People better put their foot down NOW
Yuo can start with the 10 year tax abatement for the trammel Crow tower

i may just be jealous, but seeing as i work downtown, i would like my own personal aerial tram (rim shot) to get to work.

or maybe just a static line i can strap a harness to.

if me and 254 other people did this, it would mean 1 less bus on the road.

Thanks for the explanation. I apologize for my terribly low level of understanding Steve, I've been merely a part time resident off and on for the past 8 years, so some of this flies under the radar. Nevertheless, I already knew much of what you and Jack described. To me, the argument that urban renewal money is set aside at the expense of services is still a subjective one. It's more about whether or not you think urban renewal is a worthwhile program, and moreover, whether you think SoWa, the Pearl and other recent PDC projects would have raised any substantial level of property taxes anyway without the intervention. We could all speculate, but we will never know. The truth is, arguing that funds designated for transportation, urban renewal, etc. are being spent at the expense of key services is no different than me saying: I don't use the parks. Parks & Rec spending is why the police can't stop the meth epidemic. Silllly.

The fact is, public safety and urban renewal are not mutually exclusive. Nor, I might add do cities and counties around the state without large urban renewal spending have the meth epidemic all figured out.
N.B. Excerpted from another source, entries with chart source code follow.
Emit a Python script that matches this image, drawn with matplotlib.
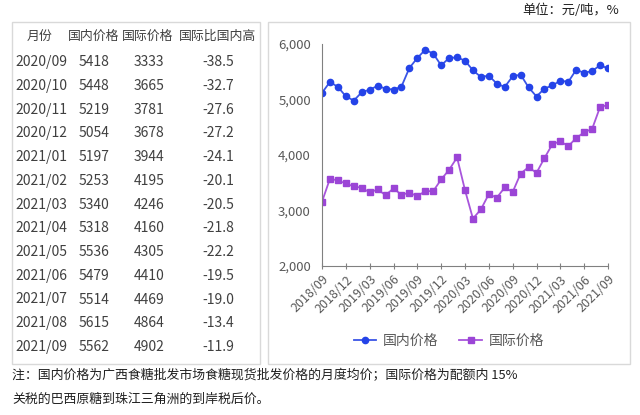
import matplotlib.pyplot as plt
from matplotlib.patches import Rectangle

plt.rcParams['font.family'] = ['Noto Sans CJK SC', 'DejaVu Sans']

# monthly prices 2018/09 .. 2021/09
months = ['2018/09', '2018/10', '2018/11', '2018/12', '2019/01', '2019/02', '2019/03',
          '2019/04', '2019/05', '2019/06', '2019/07', '2019/08', '2019/09', '2019/10',
          '2019/11', '2019/12', '2020/01', '2020/02', '2020/03', '2020/04', '2020/05',
          '2020/06', '2020/07', '2020/08', '2020/09', '2020/10', '2020/11', '2020/12',
          '2021/01', '2021/02', '2021/03', '2021/04', '2021/05', '2021/06', '2021/07',
          '2021/08', '2021/09']
domestic = [5119, 5317, 5226, 5058, 4980, 5130, 5178, 5245, 5196, 5178, 5232, 5568,
            5748, 5897, 5826, 5615, 5748, 5759, 5700, 5525, 5406, 5430, 5286, 5226,
            5418, 5448, 5219, 5054, 5197, 5253, 5340, 5318, 5536, 5479, 5514, 5615, 5562]
international = [3158, 3572, 3541, 3487, 3433, 3410, 3325, 3379, 3277, 3397, 3284, 3320,
                 3259, 3349, 3349, 3559, 3734, 3955, 3367, 2853, 3020, 3295, 3230, 3415,
                 3333, 3665, 3781, 3678, 3944, 4195, 4246, 4160, 4305, 4410, 4469, 4864, 4902]

table_header = ['月份', '国内价格', '国际价格', '国际比国内高']
table_months = ['2020/09', '2020/10', '2020/11', '2020/12', '2021/01', '2021/02', '2021/03',
                '2021/04', '2021/05', '2021/06', '2021/07', '2021/08', '2021/09']
table_dom = [5418, 5448, 5219, 5054, 5197, 5253, 5340, 5318, 5536, 5479, 5514, 5615, 5562]
table_intl = [3333, 3665, 3781, 3678, 3944, 4195, 4246, 4160, 4305, 4410, 4469, 4864, 4902]
table_diff = [-38.5, -32.7, -27.6, -27.2, -24.1, -20.1, -20.5, -21.8, -22.2, -19.5,
              -19.0, -13.4, -11.9]

note1 = '注：国内价格为广西食糖批发市场食糖现货批发价格的月度均价；国际价格为配额内 15%'
note2 = '关税的巴西原糖到珠江三角洲的到岸税后价。'

W, H = 640, 415
fig = plt.figure(figsize=(W / 100, H / 100), dpi=100)


def fx(px):
    return px / W


def fy(py):
    return 1 - py / H


# boxes around table and chart
for x0, x1 in [(12, 260), (268, 630)]:
    fig.patches.append(Rectangle((fx(x0), fy(364)), fx(x1) - fx(x0), fy(22) - fy(364),
                                 transform=fig.transFigure, fill=False,
                                 edgecolor='#d9d9d9', linewidth=1.0))

tc = '#404040'
fs = 10
fig.text(fx(40), fy(36), table_header[0], ha='center', va='center', fontsize=9.3, color=tc)
fig.text(fx(94), fy(36), table_header[1], ha='center', va='center', fontsize=9.3, color=tc)
fig.text(fx(148), fy(36), table_header[2], ha='center', va='center', fontsize=9.3, color=tc)
fig.text(fx(218), fy(36), table_header[3], ha='center', va='center', fontsize=9.3, color=tc)
for i, m in enumerate(table_months):
    y = fy(62 + i * 23.75)
    fig.text(fx(15), y, m, ha='left', va='center', fontsize=fs, color=tc)
    fig.text(fx(79), y, str(table_dom[i]), ha='left', va='center', fontsize=fs, color=tc)
    fig.text(fx(134), y, str(table_intl[i]), ha='left', va='center', fontsize=fs, color=tc)
    fig.text(fx(234), y, '%.1f' % table_diff[i], ha='right', va='center', fontsize=fs, color=tc)

# line chart
ax = fig.add_axes([fx(322), fy(266), fx(608) - fx(322), fy(44) - fy(266)])
x = list(range(len(months)))
ax.plot(x, domestic, '-o', color='#3a55e6', markerfacecolor='#2443e8',
        markeredgecolor='#2443e8', markersize=4.5, linewidth=1.3, label='国内价格')
ax.plot(x, international, '-s', color='#a855dc', markerfacecolor='#9b45d6',
        markeredgecolor='#9b45d6', markersize=4.2, linewidth=1.3, label='国际价格')
ax.set_xlim(0, len(months) - 1)
ax.set_ylim(2000, 6000)
ax.set_yticks([2000, 3000, 4000, 5000, 6000])
ax.set_yticklabels(['2,000', '3,000', '4,000', '5,000', '6,000'])
ax.set_xticks(x[::3])
ax.set_xticklabels(months[::3], rotation=45, ha='right', rotation_mode='anchor')
ax.tick_params(axis='x', colors='#808080', labelcolor='#595959', labelsize=9,
               length=4, direction='inout', pad=3)
ax.tick_params(axis='y', length=0, labelcolor='#595959', labelsize=9.5, pad=8)
for s in ['top', 'right']:
    ax.spines[s].set_visible(False)
ax.spines['left'].set_color('#808080')
ax.spines['bottom'].set_color('#808080')
ax.patch.set_alpha(0)

fig.legend(loc='center', bbox_to_anchor=(fx(449), fy(341)), ncol=2, frameon=False,
           fontsize=10, labelcolor='#595959', handlelength=1.6, columnspacing=1.5,
           handletextpad=0.5)

fig.text(fx(619), fy(10), '单位：元/吨，%', ha='right', va='center', fontsize=9.5, color='#202020')
fig.text(fx(12), fy(376), note1, ha='left', va='center', fontsize=9.3, color='#202020')
fig.text(fx(12), fy(399), note2, ha='left', va='center', fontsize=9.3, color='#202020')

fig.savefig('out.png', dpi=100)
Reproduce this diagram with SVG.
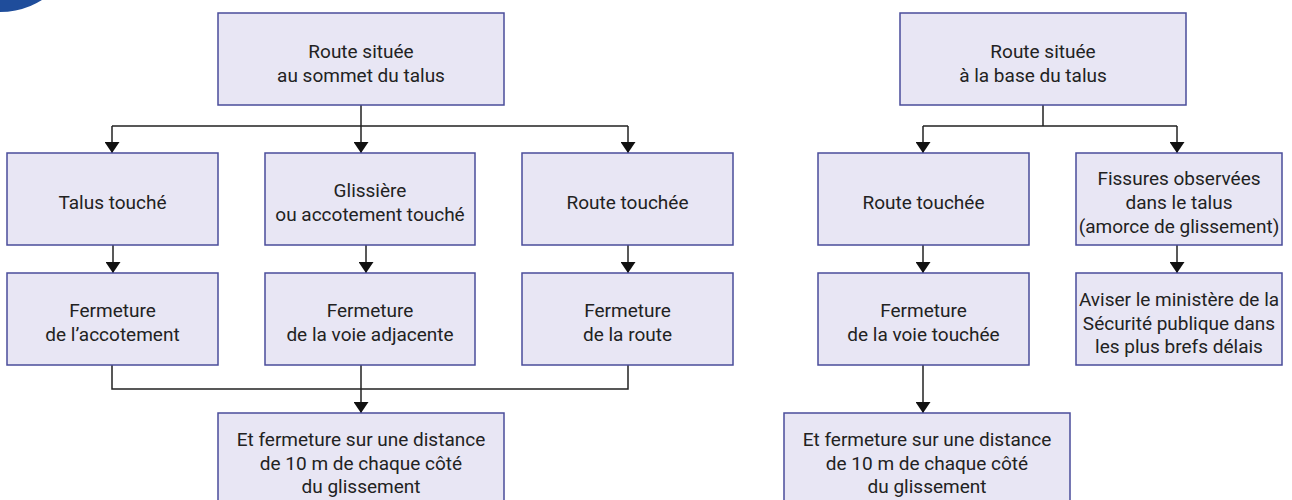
<svg xmlns="http://www.w3.org/2000/svg" width="1292" height="500" viewBox="0 0 1292 500">
<style>
.box{fill:#e8e6f4;stroke:#4a4c9a;stroke-width:1.5}
.t{font-family:Roboto,"Liberation Sans",sans-serif;font-size:19px;fill:#222;text-anchor:middle}
.c{fill:none;stroke:#222;stroke-width:1.5}
</style>
<defs>
<marker id="ah" viewBox="0 0 11 15" refX="11" refY="7.5" markerWidth="11" markerHeight="15" orient="auto" markerUnits="userSpaceOnUse">
<path d="M0,0 L11,7.5 L0,15 z" fill="#111"/>
</marker>
</defs>
<rect width="1292" height="500" fill="#fff"/>
<circle cx="0" cy="-67.5" r="79.5" fill="#1f4d9b"/>

<g id="connectors">
<path class="c" d="M361,105 V126 M112,126 H628"/>
<path class="c" d="M112,126 V153" marker-end="url(#ah)"/>
<path class="c" d="M361,126 V153" marker-end="url(#ah)"/>
<path class="c" d="M628,126 V153" marker-end="url(#ah)"/>
<path class="c" d="M113,245 V273" marker-end="url(#ah)"/>
<path class="c" d="M366,245 V273" marker-end="url(#ah)"/>
<path class="c" d="M628,245 V273" marker-end="url(#ah)"/>
<path class="c" d="M112,365 V389 H628 V365 M361,365 V389"/>
<path class="c" d="M361,389 V413" marker-end="url(#ah)"/>

<path class="c" d="M1043,105 V126 M923,126 H1177"/>
<path class="c" d="M923,126 V153" marker-end="url(#ah)"/>
<path class="c" d="M1177,126 V153" marker-end="url(#ah)"/>
<path class="c" d="M923,245 V273" marker-end="url(#ah)"/>
<path class="c" d="M1177,245 V273" marker-end="url(#ah)"/>
<path class="c" d="M923,365 V413" marker-end="url(#ah)"/>
</g>

<g id="n-sommet">
<rect class="box" x="218" y="13" width="286" height="92"/>
<text class="t" x="361" y="58">Route située</text>
<text class="t" x="361" y="82">au sommet du talus</text>
</g>
<g id="n-talus">
<rect class="box" x="7" y="153" width="211" height="92"/>
<text class="t" x="112.5" y="209">Talus touché</text>
</g>
<g id="n-glissiere">
<rect class="box" x="265" y="153" width="210" height="92"/>
<text class="t" x="370" y="197">Glissière</text>
<text class="t" x="370" y="221">ou accotement touché</text>
</g>
<g id="n-route1">
<rect class="box" x="522" y="153" width="211" height="92"/>
<text class="t" x="627.5" y="209">Route touchée</text>
</g>
<g id="n-ferm-acc">
<rect class="box" x="7" y="273" width="211" height="92"/>
<text class="t" x="112.5" y="317">Fermeture</text>
<text class="t" x="112.5" y="341">de l’accotement</text>
</g>
<g id="n-ferm-voie-adj">
<rect class="box" x="265" y="273" width="210" height="92"/>
<text class="t" x="370" y="317">Fermeture</text>
<text class="t" x="370" y="341">de la voie adjacente</text>
</g>
<g id="n-ferm-route">
<rect class="box" x="522" y="273" width="211" height="92"/>
<text class="t" x="627.5" y="317">Fermeture</text>
<text class="t" x="627.5" y="341">de la route</text>
</g>
<g id="n-dist1">
<rect class="box" x="218" y="413" width="286" height="92"/>
<text class="t" x="361" y="446">Et fermeture sur une distance</text>
<text class="t" x="361" y="470">de 10 m de chaque côté</text>
<text class="t" x="361" y="493">du glissement</text>
</g>

<g id="n-base">
<rect class="box" x="900" y="13" width="286" height="92"/>
<text class="t" x="1043" y="58">Route située</text>
<text class="t" x="1033" y="82">à la base du talus</text>
</g>
<g id="n-route2">
<rect class="box" x="818" y="153" width="211" height="92"/>
<text class="t" x="923.5" y="209">Route touchée</text>
</g>
<g id="n-fissures">
<rect class="box" x="1076" y="153" width="206" height="92"/>
<text class="t" x="1179" y="185">Fissures observées</text>
<text class="t" x="1179" y="209">dans le talus</text>
<text class="t" x="1179" y="233">(amorce de glissement)</text>
</g>
<g id="n-ferm-voie-touchee">
<rect class="box" x="818" y="273" width="211" height="92"/>
<text class="t" x="923.5" y="317">Fermeture</text>
<text class="t" x="923.5" y="341">de la voie touchée</text>
</g>
<g id="n-aviser">
<rect class="box" x="1076" y="273" width="206" height="92"/>
<text class="t" x="1179" y="306">Aviser le ministère de la</text>
<text class="t" x="1179" y="329.5">Sécurité publique dans</text>
<text class="t" x="1179" y="353">les plus brefs délais</text>
</g>
<g id="n-dist2">
<rect class="box" x="784" y="413" width="286" height="92"/>
<text class="t" x="927" y="446">Et fermeture sur une distance</text>
<text class="t" x="927" y="470">de 10 m de chaque côté</text>
<text class="t" x="927" y="493">du glissement</text>
</g>
</svg>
Oh, and Measure 11 also created an OHSU-specific exception to the constitutional debt limitation for GO bonds. Pretty sweet exception if you are one of the trough-feeding piggies who want to ride up and down on an aerial tram (rim shot) day after day. Not so sweet for those of us paying for it.

"if me and 254 other people did this, it would mean 1 less bus on the road."

Now you're talking! Will they put that bumpersticker on the aerial tram [rim shot]? If not, someone should.

NLP2P - "We could all speculate, but we will never know."

After living here 30+ years, there is no speculation. The non-downtown areas of the city ARE getting worse. And more trains downtown aren't going to improve the situation.

The objective problem is "Urban Renewal" is a variation of the Sudafed Law. That is, it gives the gov't folks an excuse to hide behind - because they did *something* - while that something actually makes the situation worse.